The structure was a departure for Ranalli, dean of the Spitzer School of Architecture at City College of the City University of New York. It was his first fully freestanding work built from scratch, erected in this case on an inauspicious site in a “rough and tumble, blue-collar” neighborhood still overcoming a longstanding reputation for urban blight. (“It was a barren wasteland,” he recalls.) For more than two decades, he had been a self-described modernist concerned with “balancing innovation and stability” in his works. He had established himself as a designer of luxury homes; one of his more notable assignments was carving out six unique residential units within the Callender School, a National Historic Landmark in Newport, Rhode Island (www.georgeranalli.com). But by 1999, when the Saratoga commission came through from the New York Housing Authority, he had come to focus on more civic-minded endeavors.
“It was always my goal to do public and institutional commissions,” he reflects. “Public buildings were important to me growing up—libraries and museums, all these buildings that the city of New York always gave to its citizens. All of them were places of public assembly, where people come together.”

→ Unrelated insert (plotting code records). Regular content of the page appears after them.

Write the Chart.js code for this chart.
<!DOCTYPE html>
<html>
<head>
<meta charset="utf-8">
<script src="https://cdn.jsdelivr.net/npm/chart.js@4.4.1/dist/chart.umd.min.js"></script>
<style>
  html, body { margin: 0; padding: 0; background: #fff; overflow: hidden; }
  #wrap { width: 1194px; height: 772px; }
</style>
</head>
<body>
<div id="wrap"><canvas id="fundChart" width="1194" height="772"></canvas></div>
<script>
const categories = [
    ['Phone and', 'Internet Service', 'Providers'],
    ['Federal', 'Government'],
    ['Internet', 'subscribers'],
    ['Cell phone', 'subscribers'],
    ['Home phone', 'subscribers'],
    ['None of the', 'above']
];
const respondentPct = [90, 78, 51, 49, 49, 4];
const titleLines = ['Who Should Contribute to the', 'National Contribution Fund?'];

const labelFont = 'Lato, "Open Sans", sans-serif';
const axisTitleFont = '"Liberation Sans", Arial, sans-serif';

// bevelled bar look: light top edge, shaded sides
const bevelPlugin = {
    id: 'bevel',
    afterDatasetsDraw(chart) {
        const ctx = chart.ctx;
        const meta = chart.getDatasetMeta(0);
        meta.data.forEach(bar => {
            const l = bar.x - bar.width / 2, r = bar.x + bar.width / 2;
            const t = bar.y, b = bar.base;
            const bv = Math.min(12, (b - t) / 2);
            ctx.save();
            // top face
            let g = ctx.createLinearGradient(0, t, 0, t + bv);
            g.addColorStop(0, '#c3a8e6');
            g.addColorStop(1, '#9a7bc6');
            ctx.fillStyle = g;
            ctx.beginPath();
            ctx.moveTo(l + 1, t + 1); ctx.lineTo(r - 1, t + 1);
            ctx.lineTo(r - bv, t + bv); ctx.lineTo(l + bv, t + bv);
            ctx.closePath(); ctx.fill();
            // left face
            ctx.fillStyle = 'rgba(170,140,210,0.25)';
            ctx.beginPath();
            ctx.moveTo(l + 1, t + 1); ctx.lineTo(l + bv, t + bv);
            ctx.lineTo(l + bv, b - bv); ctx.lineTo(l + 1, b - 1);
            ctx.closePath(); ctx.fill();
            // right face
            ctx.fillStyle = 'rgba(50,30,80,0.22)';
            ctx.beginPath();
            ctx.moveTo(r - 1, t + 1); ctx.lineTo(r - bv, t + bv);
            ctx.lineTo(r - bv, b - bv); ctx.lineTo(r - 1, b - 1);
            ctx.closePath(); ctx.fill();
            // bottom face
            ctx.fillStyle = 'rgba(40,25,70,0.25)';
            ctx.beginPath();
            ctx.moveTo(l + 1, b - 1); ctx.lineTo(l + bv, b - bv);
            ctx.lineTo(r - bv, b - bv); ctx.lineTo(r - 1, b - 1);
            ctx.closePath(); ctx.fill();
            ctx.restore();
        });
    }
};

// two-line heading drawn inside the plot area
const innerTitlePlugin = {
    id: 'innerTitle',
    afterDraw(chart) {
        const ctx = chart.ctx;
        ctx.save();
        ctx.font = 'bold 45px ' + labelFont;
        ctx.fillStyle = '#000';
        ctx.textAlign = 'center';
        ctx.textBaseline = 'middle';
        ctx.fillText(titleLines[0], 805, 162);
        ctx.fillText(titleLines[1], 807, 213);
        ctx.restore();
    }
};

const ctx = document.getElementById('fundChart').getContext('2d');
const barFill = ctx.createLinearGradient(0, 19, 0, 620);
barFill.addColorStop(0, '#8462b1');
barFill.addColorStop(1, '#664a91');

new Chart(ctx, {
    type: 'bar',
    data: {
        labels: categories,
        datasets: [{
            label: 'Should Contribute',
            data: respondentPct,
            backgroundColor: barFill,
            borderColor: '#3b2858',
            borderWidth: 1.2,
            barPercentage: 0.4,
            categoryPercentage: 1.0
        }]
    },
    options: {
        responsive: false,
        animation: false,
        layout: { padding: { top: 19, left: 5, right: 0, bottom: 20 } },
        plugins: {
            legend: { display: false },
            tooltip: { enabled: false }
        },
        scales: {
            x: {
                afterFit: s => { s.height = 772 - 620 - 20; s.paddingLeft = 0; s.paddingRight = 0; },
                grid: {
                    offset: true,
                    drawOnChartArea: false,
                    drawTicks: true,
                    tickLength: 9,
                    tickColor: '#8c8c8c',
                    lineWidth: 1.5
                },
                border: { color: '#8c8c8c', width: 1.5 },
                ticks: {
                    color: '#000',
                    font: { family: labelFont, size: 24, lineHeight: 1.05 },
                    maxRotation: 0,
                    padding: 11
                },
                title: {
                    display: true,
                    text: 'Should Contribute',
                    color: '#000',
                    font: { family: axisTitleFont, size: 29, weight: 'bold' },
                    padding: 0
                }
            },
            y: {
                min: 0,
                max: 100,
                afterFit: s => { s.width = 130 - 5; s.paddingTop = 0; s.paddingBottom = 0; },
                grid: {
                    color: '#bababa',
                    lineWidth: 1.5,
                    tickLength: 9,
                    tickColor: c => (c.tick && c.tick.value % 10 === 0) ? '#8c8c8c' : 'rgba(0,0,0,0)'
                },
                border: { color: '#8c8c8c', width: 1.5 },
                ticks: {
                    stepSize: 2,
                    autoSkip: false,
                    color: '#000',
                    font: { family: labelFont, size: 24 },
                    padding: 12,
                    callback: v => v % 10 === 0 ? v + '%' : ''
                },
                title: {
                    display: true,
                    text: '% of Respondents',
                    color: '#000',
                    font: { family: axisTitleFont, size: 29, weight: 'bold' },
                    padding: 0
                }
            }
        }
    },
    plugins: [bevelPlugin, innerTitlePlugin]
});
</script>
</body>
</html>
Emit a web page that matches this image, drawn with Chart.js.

The 5,500-square-foot community center, built for only $2.3 million and completed in 2009, straddles the middle ground between the tall drab heights of the Saratoga housing project itself and an old Metropolitan Transportation Authority substation. It has become a celebrated structure. In the New Yorker, Paul Goldberger welcomed the center as “exceptionally handsome and dignified” and one of the “Ten Most Positive Architectural Events of 2009.” In the Wall Street Journal, Pulitzer Prize-winning architecture critic Ada Louise Huxtable found it admirably postmodern, yet devoid of “the bad jokes or superficial historical allusions of postmodernism’s defiant denial of modernism’s rejection of the past.”
At the building’s heart is its spacious, 23-foot-high main assembly room, decorated on a late June afternoon with children’s watercolor paintings. No mere gathering space, it is shot through with dramatic angles and unexpected details. Unpredictable patterns of darker walnut inlays punctuate the pale oak floor; toothlike panels of plycem cement break up any monotony in the walls. Most intriguing, perhaps, are the windows. All rectangular yet utterly dissimilar, they are playfully juxtaposed from side to side like two-dimensional building blocks. When sunlight plays through, the overall effect is inviting and accommodating—designed, as the architect puts it, “to resonate with people on the feeling level first.”
The son of Italian immigrants from the Bronx, Ranalli appreciates the power of community input. During Saratoga’s lengthy planning process, neighborhood residents reviewed the materials that would ultimately be used in its construction: limestone, iron-flecked orangey “roman” bricks (thinner and longer than usual), glass-fiber reinforced concrete (commonly known as GFRC casting stone), mahogany for the front doors and window frames. “It was an unusual palette for the Housing Authority,” Ranalli acknowledges. “They’re used to aluminum and stainless steel.” But the locals were delighted. “They said, ‘We’re actually going to get a building that’s made of this?’”
In its two years, Saratoga has been a local hit. It routinely offers nursery, day-care, after-school, and senior-citizens programs, as well as an urban summer camp. But residents also use the main hall for wedding receptions, graduation fêtes, and other purely celebratory get-togethers. “The response has been tremendous,” Ranalli says. “They fight to have their pa rties here. At a party six or eight months after the opening, people were saying, ‘We just can’t believe that we have this.’ This is what you make buildings for. It’s the framework in which people live their lives.”